A wholly dense semiconductor memory can be obtained by using, e.g., a RAM as the semiconductor chip 121 in a semiconductor stacked module as described above. For example, the capacity of an SD Memory Card can be increased.
Size reduction and thickness reduction in the semiconductor chip mounting bodies 120 constituting a semiconductor stacked module are required for size reduction and density increase in modules.
Especially if a ready-made product with predetermined specs and dimensions (e.g., with a uniform thickness of 50 μm) is used as the semiconductor chip 121, thinning of the substrate 122 is effective in thinning a module. Currently available substrates are 30 to 50 μm in thickness. Size reduction and density increase in a semiconductor stacked module are expected to be achieved by thinning the substrate 122 to less than the range.
However, use of a substrate thinner than ever before in a semiconductor stacked module suffers the problem below.
In the fabrication of the semiconductor chip mounting body 120, mounting of the semiconductor chips 121 on the substrate 122 is performed by flip-chip mounting.
If a base material thinner than a currently used one is used for the substrate 122 at this time, the substrate 122 may expand or deform due to heat treatment.
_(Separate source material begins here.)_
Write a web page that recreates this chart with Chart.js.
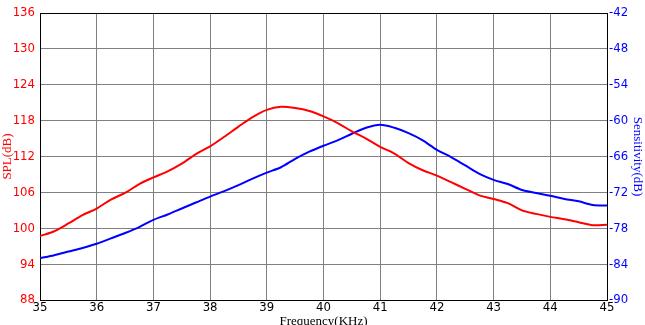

Since the circuit electrodes 124 and the electrodes in the connection region 123, which are electrodes formed in the film of the substrate 122, are configured to have a large area at the substrate surface, they are not affected by the heat treatment. In contrast, since the alignment marks 125 are small structures independent of the circuit electrodes 124 and other portions, they are positionally shifted from the initial positions at the time of formation due to the deformation in the substrate 122.
If the alignment marks 125 are positionally shifted, the connection regions 123 cannot be aligned with one another at the time of stacking of the semiconductor chip mounting bodies 120.
As described above, ensuring of alignment of the semiconductor chip mounting bodies 120 to be stacked has become an issue for size reduction and density increase in a semiconductor stacked module.